Release Date: August 20th 2013
Published By: Bloomsbury Publishing
Goodreads: Add it to your reading list
Rating: 5 out of 5
Synopsis: It is the year 2059. Several major world cities are under the control of a security force called Scion. Paige Mahoney works in the criminal underworld of Scion London, part of a secret cell known as the Seven Seals. The work she does is unusual: scouting for information by breaking into others’ minds. Paige is a dreamwalker, a rare kind of clairvoyant, and in this world, the voyants commit treason simply by breathing.
But when Paige is captured and arrested, she encounters a power more sinister even than Scion. The voyant prison is a separate city—Oxford, erased from the map two centuries ago and now controlled by a powerful, otherworldly race. These creatures, the Rephaim, value the voyants highly—as soldiers in their army.
Paige is assigned to a Rephaite keeper, Warden, who will be in charge of her care and training. He is her master. Her natural enemy. But if she wants to regain her freedom, Paige will have to learn something of his mind and his own mysterious motives.
The Bone Season introduces a compelling heroine—a young woman learning to harness her powers in a world where everything has been taken from her. It also introduces an extraordinary young writer, with huge ambition and a teeming imagination. Samantha Shannon has created a bold new reality in this riveting debut.
Review: The Bone Season can only be described in one word – EPIC. This is a monster of a book at over 466 pages, but in addition the story itself is huge. Not only is there a whole new world in front of us to get used to, and some very unique characters, but there are so many little twists and turns that we’re taken on. There is so much new terminology that this book has it’s own glossary at the back and map at the front!
It’s hard to categorise The Bone Season as it’s a cross-genre book. I’d class it as part dystopian, part fantasy, part sci-fi all blended into one book.
Okay now bare with me cause there’s lots of terms here. Essentially though, this is the story of Paige Mahoney who is a dream walker (a powerful type of clairvoyant). She uses her skills as an underground criminal and works for a Mime-lord named Jaxon Hall who employs her to break into people’s minds to steal information which can be used.
Set in the world of Scion London – it’s London, but it’s not. It’s London in 2059, where regular everyday humans (amaurotics) live alongside those with different clairvoyant activities, which are highly illegal.
Those that are caught using their clairvoyant skills risk being taken away (imprisoned) to Sheol I – which is run by an otherworldly species known as the Rephaim who despise humans and use them as their slaves. They basically create an army using these humans and make them use their abilities to fight off an enemy known as the Enim and basically life for them is terrible – if they do live. The Rephaim call this human harvesting The Bone Season. And Paige is taken to Sheol I during Bone Season twenty.

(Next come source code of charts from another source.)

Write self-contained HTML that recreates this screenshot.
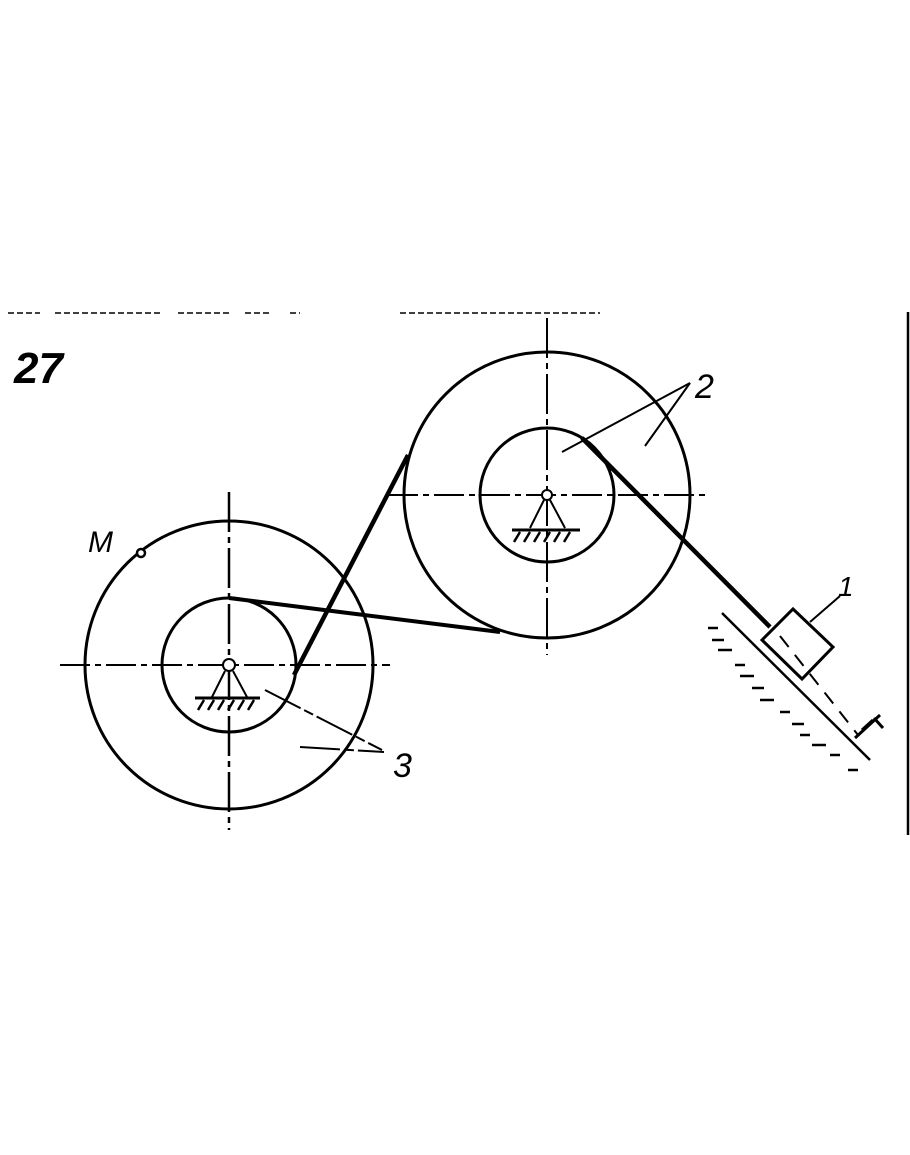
<!DOCTYPE html>
<html><head><meta charset="utf-8"><style>
html,body{margin:0;padding:0;background:#fff;}
svg{display:block;}
text{font-family:"Liberation Sans",sans-serif;font-style:italic;fill:#000;}
</style></head><body>
<svg width="910" height="1155" viewBox="0 0 910 1155" xmlns="http://www.w3.org/2000/svg">
<g stroke="#000" fill="none">
<path d="M8 313 H40 M55 313 H160 M178 313 H230 M245 313 H270 M290 313 H300 M400 313 H600" stroke-width="1.5" stroke-dasharray="6 3"/>
<line x1="908" y1="312" x2="908" y2="835" stroke-width="2.5"/>
<!-- left wheel -->
<circle cx="229" cy="665" r="144" stroke-width="3"/>
<circle cx="229" cy="665" r="67" stroke-width="3"/>
<line x1="60" y1="665" x2="390" y2="665" stroke-width="2" stroke-dasharray="30 5 6 5"/>
<line x1="229" y1="492" x2="229" y2="830" stroke-width="2.5" stroke-dasharray="40 5 6 5"/>
<circle cx="229" cy="665" r="6" fill="#fff" stroke-width="2"/>
<path d="M225 671 L212 697 M233 671 L247 697" stroke-width="2"/>
<line x1="195" y1="698" x2="260" y2="698" stroke-width="3"/>
<path d="M198 710 l6 -10 M208 710 l6 -10 M218 710 l6 -10 M228 710 l6 -10 M238 710 l6 -10 M248 710 l6 -10" stroke-width="2.5"/>
<!-- right wheel -->
<circle cx="547" cy="495" r="143" stroke-width="3"/>
<circle cx="547" cy="495" r="67" stroke-width="3"/>
<line x1="388" y1="495" x2="708" y2="495" stroke-width="2" stroke-dasharray="30 5 6 5"/>
<line x1="547" y1="318" x2="547" y2="655" stroke-width="2" stroke-dasharray="40 5 6 5"/>
<circle cx="547" cy="495" r="5" fill="#fff" stroke-width="2"/>
<path d="M544 500 L530 528 M550 500 L565 528" stroke-width="2"/>
<line x1="512" y1="530" x2="580" y2="530" stroke-width="3"/>
<path d="M514 542 l6 -10 M524 542 l6 -10 M534 542 l6 -10 M544 542 l6 -10 M554 542 l6 -10 M564 542 l6 -10" stroke-width="2.5"/>
<!-- belts -->
<path d="M229 598 L340 612 L500 632" stroke-width="4"/>
<path d="M294 675 L408 455" stroke-width="4.5"/>
<!-- cable -->
<path d="M582 438 L770 627" stroke-width="4.5"/>
<!-- incline -->
<line x1="722" y1="613" x2="870" y2="760" stroke-width="2.5"/>
<path d="M708 628 h10 M712 640 h12 M718 650 h14 M735 665 h10 M740 676 h14 M752 688 h12 M760 700 h14 M780 712 h10 M792 724 h12 M800 735 h10 M812 745 h14 M830 755 h10 M848 770 h10" stroke-width="2.5"/>
<!-- block -->
<polygon points="762,640 793,609 833,647 802,679" stroke-width="3" fill="#fff"/>
<line x1="780" y1="636" x2="858" y2="735" stroke-width="2" stroke-dasharray="14 10"/>
<path d="M862 730 L873 720 M855 738 L880 715 M874 718 L883 728" stroke-width="3"/>
<line x1="810" y1="622" x2="840" y2="596" stroke-width="2"/>
<path d="M562 452 L690 383 L645 446" stroke-width="2"/>
<path d="M265 690 L382 750 M300 747 L384 752" stroke-width="2" stroke-dasharray="40 4 10 4"/>
<circle cx="141" cy="553" r="4" stroke-width="2.5" fill="#fff"/>
</g>
<text x="14" y="383" font-size="44" font-weight="bold">27</text>
<text x="88" y="552" font-size="30">M</text>
<text x="695" y="398" font-size="34">2</text>
<text x="838" y="596" font-size="28">1</text>
<text x="393" y="777" font-size="34">3</text>
</svg>
</body></html>
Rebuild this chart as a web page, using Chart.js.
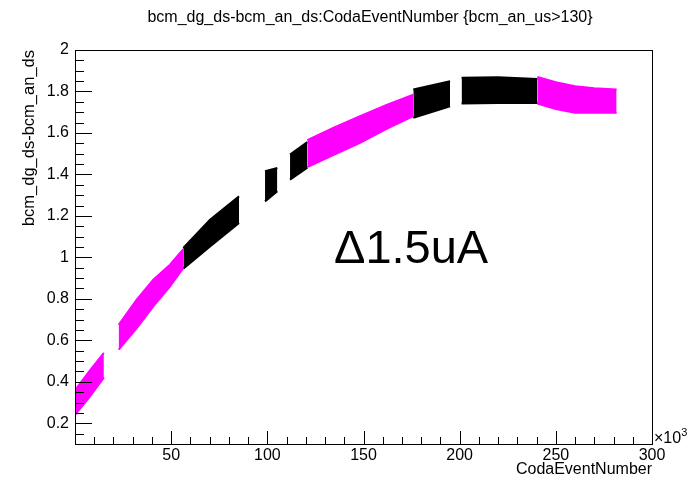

This is where things start getting interesting and the action picks up. Paige is a complete badass. I love her.
I would say the first 250 pages of this book was world building. The first half of the book, at times almost felt a little tedious, because of this. I just wanted the book to get to the point. In hindsight, I understand why it was written in the way it was. Once the action scenes begun I was even more engrossed.
I actually loved the complexity of this book in many ways – whilst hard to describe to you what it is all about, once you understood the terms used (which wasn’t as hard as it seems honestly), it was actually a really rewarding experience. I felt like I was pulled into this world and since there was so many layers within, it really felt three dimensional in many ways, like I was experiencing this world and not just reading about it.
It is all encompassing, and this is why I think Samantha Shannon has been compared to J.K Rowling, because like the Harry Potter books, you don’t just read them – you experience them. And this is what The Bone Season was for me.
Whilst I haven’t done the storyline much justice in explaining it, I want to make it perfectly clear that this was a fantastic book and definitely worth the read. Completely original and engaging!
“Knowledge is dangerous. Once you know something, you can’t get rid of it. You have to carry it. Always.”
“They’d branded me like some kind of animal.
Lower than an animal.
“My father thought I would lead a simple life; that I was bright but unambitious, complacent with whatever work life threw at me.
My father, as usual, was wrong.”
“He wouldn’t have understood if I’d told him why I spend my time with criminals.
He didn’t know that I belonged with them. More than I belonged with him.”
“Not all of us know what we are. Some of us die without ever knowing. Some of us know, and never get caught. But we’re out there.